ERASED looked highly intriguing to me from the very start. A-1 Pictures productions working with Aniplex tend to have solid production values and have created some notable heavy-hitters. Series composition is handled by Taku Kishimoto of Usagi Drop and Haikyuu fame and the fantastic music comes courtesy of one of the best-known composers in the industry, Yuki Kajiura. Kajiura has been a composer for the past few years and has composed some really subtle and impactive pieces for ERASED – very human, but building up the tension and feelings and helping to elicit the strong emotional responses that make this anime what it is. The music we here is so powerful and yet so low-key.
Every episode seems to up the ante just a little bit more as Satoru tries to navigate his way through his childhood a second time, now knowing what is about to happen and the horrible future events that occur as a result. He knows that the wrong person was convicted of a crime and that the real killer is still at large.

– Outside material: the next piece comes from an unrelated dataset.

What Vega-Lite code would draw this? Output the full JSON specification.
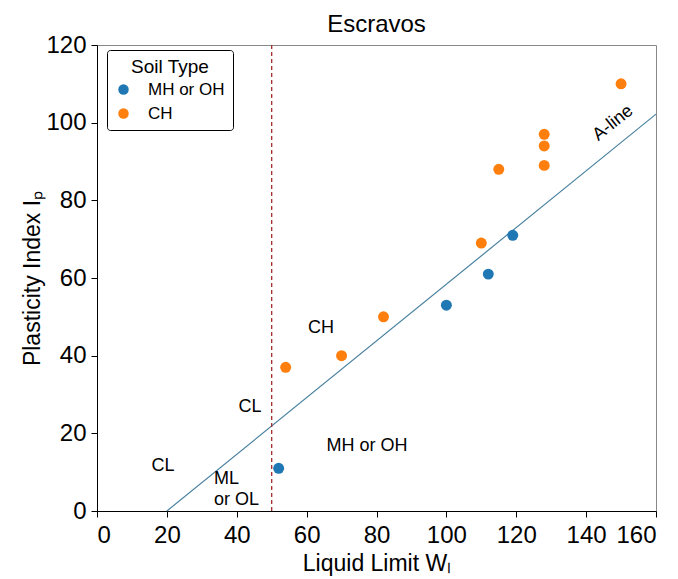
{
  "$schema": "https://vega.github.io/schema/vega-lite/v6.json",
  "autosize": {"type": "none"},
  "padding": {"left": 97, "top": 45, "right": 22, "bottom": 68},
  "width": 559,
  "height": 466,
  "background": "white",
  "title": {"text": "Escravos", "fontSize": 24, "font": "Liberation Sans", "fontWeight": "normal", "color": "black", "offset": -4},
  "config": {
    "font": "Liberation Sans",
    "view": {"stroke": "#888888", "strokeWidth": 1},
    "axis": {"grid": false, "labelFontSize": 24, "titleFontSize": 23, "labelColor": "black", "titleColor": "black", "tickColor": "black", "domainColor": "black", "tickSize": 6, "labelFont": "Liberation Sans", "titleFont": "Liberation Sans", "titleFontWeight": "normal"}
  },
  "datasets": {
    "pts": [
      {"LL": 52, "PI": 11, "Soil Type": "MH or OH"},
      {"LL": 100, "PI": 53, "Soil Type": "MH or OH"},
      {"LL": 112, "PI": 61, "Soil Type": "MH or OH"},
      {"LL": 119, "PI": 71, "Soil Type": "MH or OH"},
      {"LL": 54, "PI": 37, "Soil Type": "CH"},
      {"LL": 70, "PI": 40, "Soil Type": "CH"},
      {"LL": 82, "PI": 50, "Soil Type": "CH"},
      {"LL": 110, "PI": 69, "Soil Type": "CH"},
      {"LL": 115, "PI": 88, "Soil Type": "CH"},
      {"LL": 128, "PI": 97, "Soil Type": "CH"},
      {"LL": 128, "PI": 94, "Soil Type": "CH"},
      {"LL": 128, "PI": 89, "Soil Type": "CH"},
      {"LL": 150, "PI": 110, "Soil Type": "CH"}
    ],
    "aline": [{"LL": 20, "PI": 0}, {"LL": 160, "PI": 102.2}],
    "vline": [{"LL": 50, "PI": 0}, {"LL": 50, "PI": 120}],
    "labels": [
      {"LL": 18.9, "PI": 11.6, "t": "CL"},
      {"LL": 43.8, "PI": 26.8, "t": "CL"},
      {"LL": 64.1, "PI": 47.1, "t": "CH"},
      {"LL": 77.3, "PI": 16.7, "t": "MH or OH"}
    ],
    "labelsLeft": [
      {"LL": 33.5, "PI": 8.2, "t": "ML"},
      {"LL": 33.5, "PI": 2.8, "t": "or OL"}
    ],
    "alabel": [{"LL": 147.7, "PI": 99.9, "t": "A-line"}]
  },
  "layer": [
    {
      "data": {"name": "aline"},
      "mark": {"type": "line", "color": "#4a82a0", "strokeWidth": 1.2},
      "encoding": {
        "x": {"field": "LL", "type": "quantitative", "scale": {"domain": [0, 160]}, "axis": {"values": [0, 20, 40, 60, 80, 100, 120, 140, 160], "title": "Liquid Limit Wₗ", "labelPadding": 6, "titlePadding": 5}},
        "y": {"field": "PI", "type": "quantitative", "scale": {"domain": [0, 120]}, "axis": {"values": [0, 20, 40, 60, 80, 100, 120], "title": "Plasticity Index Iₚ", "labelPadding": 5, "titlePadding": 1}}
      }
    },
    {
      "data": {"name": "vline"},
      "mark": {"type": "line", "color": "#a52a2a", "strokeWidth": 1.3, "strokeDash": [4, 3]},
      "encoding": {
        "x": {"field": "LL", "type": "quantitative"},
        "y": {"field": "PI", "type": "quantitative"}
      }
    },
    {
      "data": {"name": "pts"},
      "mark": {"type": "circle", "size": 120, "opacity": 1},
      "encoding": {
        "x": {"field": "LL", "type": "quantitative"},
        "y": {"field": "PI", "type": "quantitative"},
        "color": {
          "field": "Soil Type", "type": "nominal",
          "scale": {"domain": ["MH or OH", "CH"], "range": ["#1f77b4", "#ff7f0e"]},
          "legend": {
            "orient": "none", "legendX": 10, "legendY": 5,
            "titleFontSize": 19, "labelFontSize": 17, "titleFontWeight": "normal",
            "titleColor": "black", "labelColor": "black", "titleAnchor": "middle",
            "strokeColor": "black", "fillColor": "white", "cornerRadius": 3, "padding": 8,
            "symbolSize": 110, "symbolType": "circle", "rowPadding": 6, "labelOffset": 16, "titlePadding": 4
          }
        }
      }
    },
    {
      "data": {"name": "labels"},
      "mark": {"type": "text", "fontSize": 18, "color": "black", "align": "center", "baseline": "middle"},
      "encoding": {
        "x": {"field": "LL", "type": "quantitative"},
        "y": {"field": "PI", "type": "quantitative"},
        "text": {"field": "t"}
      }
    },
    {
      "data": {"name": "labelsLeft"},
      "mark": {"type": "text", "fontSize": 18, "color": "black", "align": "left", "baseline": "middle"},
      "encoding": {
        "x": {"field": "LL", "type": "quantitative"},
        "y": {"field": "PI", "type": "quantitative"},
        "text": {"field": "t"}
      }
    },
    {
      "data": {"name": "alabel"},
      "mark": {"type": "text", "fontSize": 18, "color": "black", "align": "center", "baseline": "middle", "angle": 321.5},
      "encoding": {
        "x": {"field": "LL", "type": "quantitative"},
        "y": {"field": "PI", "type": "quantitative"},
        "text": {"field": "t"}
      }
    }
  ]
}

I have been absolutely gripped since the first episode and, whilst I love my magical, sparkly, action-packed and fantasy-based anime, I do love a more toned-down, mature anime that gets my brain thinking and my heart racing. This is where I think ERASED is slightly reminiscent of The Perfect Insider and Beautiful Bones: Sakurako’s Investigation.
ERASED is off to an intriguing start. The animation realism is beautiful, the writing makes almost all the characters sympathetic and as a result affects the audience as if they were watching something in real life. The quality of this series always seems to be on the increase. Even when the pace slows down I’m waiting with bated breath to see just what’s going to happen to cause the pace to speed up again – there always seems to be a twist around the corner. I can’t seem to predict which way this plot will turn, and that’s what has me tuning in as soon as possible to every new episode.